[start]

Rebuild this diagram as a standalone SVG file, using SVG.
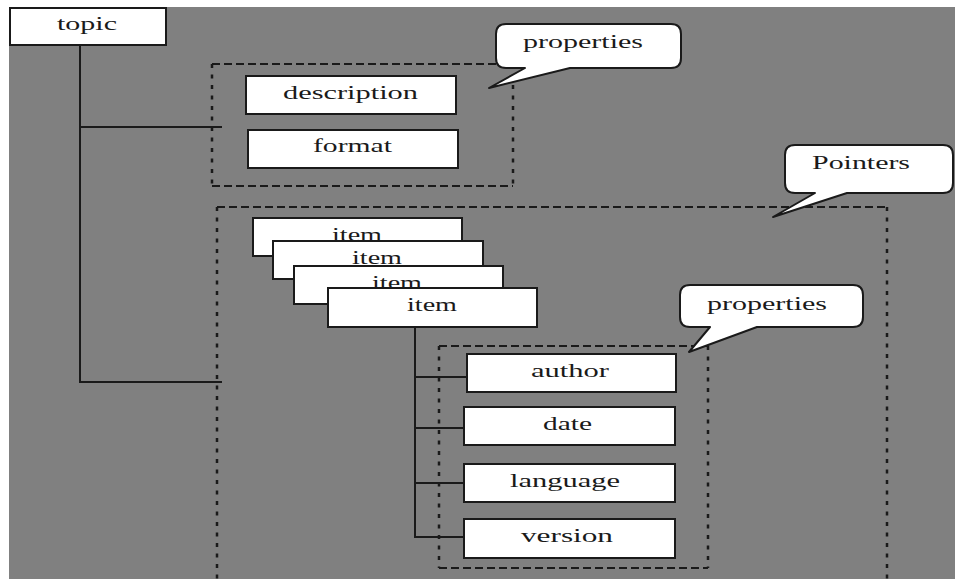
<svg xmlns="http://www.w3.org/2000/svg" width="955" height="579" viewBox="0 0 955 579">
  <style>
    .box { fill: #ffffff; stroke: #1a1a1a; stroke-width: 2; }
    .bubble { fill: #ffffff; stroke: #1a1a1a; stroke-width: 2; stroke-linejoin: round; }
    .lbl { font-family: "Liberation Serif", "Times New Roman", serif; font-size: 19px; fill: #1a1a1a; }
    .wire { stroke: #1a1a1a; stroke-width: 2; fill: none; }
    .dash-h { stroke: #1a1a1a; stroke-width: 2; stroke-dasharray: 8 4; fill: none; }
    .dash-v { stroke: #1a1a1a; stroke-width: 2.5; stroke-dasharray: 4 6.5; fill: none; }
  </style>

  <!-- canvas -->
  <rect x="0" y="0" width="955" height="579" fill="#ffffff"/>
  <rect x="9" y="7" width="946" height="572" fill="#808080"/>

  <!-- grouping frames -->
  <g id="frames">
    <!-- topic properties -->
    <path class="dash-h" d="M212,64 H513 M212,186 H513"/>
    <path class="dash-v" d="M212,64 V186 M513,64 V186"/>
    <!-- pointers -->
    <path class="dash-h" d="M217,207 H887"/>
    <path class="dash-v" d="M217,207 V579 M887,207 V579"/>
    <!-- item properties -->
    <path class="dash-h" d="M439,346 H708 M439,568 H708"/>
    <path class="dash-v" d="M439,346 V568 M708,346 V568"/>
  </g>

  <!-- connectors -->
  <g id="connectors">
    <path class="wire" d="M80,45 V382 H222 M80,127 H222"/>
    <path class="wire" d="M415,327 V537 H464 M415,377 H467 M415,428 H464 M415,483 H464"/>
  </g>

  <g id="topic">
    <rect class="box" x="10" y="8" width="156" height="37"/>
    <text class="lbl" x="57" y="30" textLength="60" lengthAdjust="spacingAndGlyphs">topic</text>
  </g>

  <g id="description">
    <rect class="box" x="246" y="76" width="210" height="38"/>
    <text class="lbl" x="283" y="99" textLength="135" lengthAdjust="spacingAndGlyphs">description</text>
  </g>

  <g id="format">
    <rect class="box" x="248" y="130" width="210" height="38"/>
    <text class="lbl" x="313" y="152" textLength="79" lengthAdjust="spacingAndGlyphs">format</text>
  </g>

  <g id="bubble-topic-properties">
    <path class="bubble" d="M506,24 H671 Q681,24 681,34 V58 Q681,68 671,68 H570 L489,88 L525,68 H506 Q496,68 496,58 V34 Q496,24 506,24 Z"/>
    <text class="lbl" x="523" y="48" textLength="120" lengthAdjust="spacingAndGlyphs">properties</text>
  </g>

  <g id="bubble-pointers">
    <path class="bubble" d="M795,145 H943 Q953,145 953,155 V183 Q953,193 943,193 H847 L773,217 L815,193 H795 Q785,193 785,183 V155 Q785,145 795,145 Z"/>
    <text class="lbl" x="812" y="169" textLength="98" lengthAdjust="spacingAndGlyphs">Pointers</text>
  </g>

  <g id="item-1">
    <rect class="box" x="253" y="218" width="209" height="38"/>
    <text class="lbl" x="332" y="241" textLength="50" lengthAdjust="spacingAndGlyphs">item</text>
  </g>
  <g id="item-2">
    <rect class="box" x="273" y="241" width="210" height="38"/>
    <text class="lbl" x="352" y="264" textLength="50" lengthAdjust="spacingAndGlyphs">item</text>
  </g>
  <g id="item-3">
    <rect class="box" x="294" y="266" width="209" height="38"/>
    <text class="lbl" x="372" y="289" textLength="50" lengthAdjust="spacingAndGlyphs">item</text>
  </g>
  <g id="item-4">
    <rect class="box" x="328" y="288" width="209" height="39"/>
    <text class="lbl" x="407" y="311" textLength="50" lengthAdjust="spacingAndGlyphs">item</text>
  </g>

  <g id="bubble-item-properties">
    <path class="bubble" d="M690,285 H853 Q863,285 863,295 V317 Q863,327 853,327 H757 L689,352 L710,327 H690 Q680,327 680,317 V295 Q680,285 690,285 Z"/>
    <text class="lbl" x="707" y="310" textLength="120" lengthAdjust="spacingAndGlyphs">properties</text>
  </g>

  <g id="author">
    <rect class="box" x="467" y="354" width="209" height="38"/>
    <text class="lbl" x="531" y="377" textLength="78" lengthAdjust="spacingAndGlyphs">author</text>
  </g>
  <g id="date">
    <rect class="box" x="464" y="407" width="211" height="38"/>
    <text class="lbl" x="543" y="430" textLength="49" lengthAdjust="spacingAndGlyphs">date</text>
  </g>
  <g id="language">
    <rect class="box" x="464" y="464" width="211" height="38"/>
    <text class="lbl" x="510" y="487" textLength="110" lengthAdjust="spacingAndGlyphs">language</text>
  </g>
  <g id="version">
    <rect class="box" x="464" y="519" width="211" height="39"/>
    <text class="lbl" x="521" y="542" textLength="92" lengthAdjust="spacingAndGlyphs">version</text>
  </g>
</svg>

[end]

Aim =
Reproduce all of the data exactly, omitting each picture it holds.

Finished task =
Rebuild this diagram as a standalone SVG file, using SVG.
<svg xmlns="http://www.w3.org/2000/svg" width="955" height="579" viewBox="0 0 955 579">
  <style>
    .box { fill: #ffffff; stroke: #1a1a1a; stroke-width: 2; }
    .bubble { fill: #ffffff; stroke: #1a1a1a; stroke-width: 2; stroke-linejoin: round; }
    .lbl { font-family: "Liberation Serif", "Times New Roman", serif; font-size: 19px; fill: #1a1a1a; }
    .wire { stroke: #1a1a1a; stroke-width: 2; fill: none; }
    .dash-h { stroke: #1a1a1a; stroke-width: 2; stroke-dasharray: 8 4; fill: none; }
    .dash-v { stroke: #1a1a1a; stroke-width: 2.5; stroke-dasharray: 4 6.5; fill: none; }
  </style>

  <!-- canvas -->
  <rect x="0" y="0" width="955" height="579" fill="#ffffff"/>
  <rect x="9" y="7" width="946" height="572" fill="#808080"/>

  <!-- grouping frames -->
  <g id="frames">
    <!-- topic properties -->
    <path class="dash-h" d="M212,64 H513 M212,186 H513"/>
    <path class="dash-v" d="M212,64 V186 M513,64 V186"/>
    <!-- pointers -->
    <path class="dash-h" d="M217,207 H887"/>
    <path class="dash-v" d="M217,207 V579 M887,207 V579"/>
    <!-- item properties -->
    <path class="dash-h" d="M439,346 H708 M439,568 H708"/>
    <path class="dash-v" d="M439,346 V568 M708,346 V568"/>
  </g>

  <!-- connectors -->
  <g id="connectors">
    <path class="wire" d="M80,45 V382 H222 M80,127 H222"/>
    <path class="wire" d="M415,327 V537 H464 M415,377 H467 M415,428 H464 M415,483 H464"/>
  </g>

  <g id="topic">
    <rect class="box" x="10" y="8" width="156" height="37"/>
    <text class="lbl" x="57" y="30" textLength="60" lengthAdjust="spacingAndGlyphs">topic</text>
  </g>

  <g id="description">
    <rect class="box" x="246" y="76" width="210" height="38"/>
    <text class="lbl" x="283" y="99" textLength="135" lengthAdjust="spacingAndGlyphs">description</text>
  </g>

  <g id="format">
    <rect class="box" x="248" y="130" width="210" height="38"/>
    <text class="lbl" x="313" y="152" textLength="79" lengthAdjust="spacingAndGlyphs">format</text>
  </g>

  <g id="bubble-topic-properties">
    <path class="bubble" d="M506,24 H671 Q681,24 681,34 V58 Q681,68 671,68 H570 L489,88 L525,68 H506 Q496,68 496,58 V34 Q496,24 506,24 Z"/>
    <text class="lbl" x="523" y="48" textLength="120" lengthAdjust="spacingAndGlyphs">properties</text>
  </g>

  <g id="bubble-pointers">
    <path class="bubble" d="M795,145 H943 Q953,145 953,155 V183 Q953,193 943,193 H847 L773,217 L815,193 H795 Q785,193 785,183 V155 Q785,145 795,145 Z"/>
    <text class="lbl" x="812" y="169" textLength="98" lengthAdjust="spacingAndGlyphs">Pointers</text>
  </g>

  <g id="item-1">
    <rect class="box" x="253" y="218" width="209" height="38"/>
    <text class="lbl" x="332" y="241" textLength="50" lengthAdjust="spacingAndGlyphs">item</text>
  </g>
  <g id="item-2">
    <rect class="box" x="273" y="241" width="210" height="38"/>
    <text class="lbl" x="352" y="264" textLength="50" lengthAdjust="spacingAndGlyphs">item</text>
  </g>
  <g id="item-3">
    <rect class="box" x="294" y="266" width="209" height="38"/>
    <text class="lbl" x="372" y="289" textLength="50" lengthAdjust="spacingAndGlyphs">item</text>
  </g>
  <g id="item-4">
    <rect class="box" x="328" y="288" width="209" height="39"/>
    <text class="lbl" x="407" y="311" textLength="50" lengthAdjust="spacingAndGlyphs">item</text>
  </g>

  <g id="bubble-item-properties">
    <path class="bubble" d="M690,285 H853 Q863,285 863,295 V317 Q863,327 853,327 H757 L689,352 L710,327 H690 Q680,327 680,317 V295 Q680,285 690,285 Z"/>
    <text class="lbl" x="707" y="310" textLength="120" lengthAdjust="spacingAndGlyphs">properties</text>
  </g>

  <g id="author">
    <rect class="box" x="467" y="354" width="209" height="38"/>
    <text class="lbl" x="531" y="377" textLength="78" lengthAdjust="spacingAndGlyphs">author</text>
  </g>
  <g id="date">
    <rect class="box" x="464" y="407" width="211" height="38"/>
    <text class="lbl" x="543" y="430" textLength="49" lengthAdjust="spacingAndGlyphs">date</text>
  </g>
  <g id="language">
    <rect class="box" x="464" y="464" width="211" height="38"/>
    <text class="lbl" x="510" y="487" textLength="110" lengthAdjust="spacingAndGlyphs">language</text>
  </g>
  <g id="version">
    <rect class="box" x="464" y="519" width="211" height="39"/>
    <text class="lbl" x="521" y="542" textLength="92" lengthAdjust="spacingAndGlyphs">version</text>
  </g>
</svg>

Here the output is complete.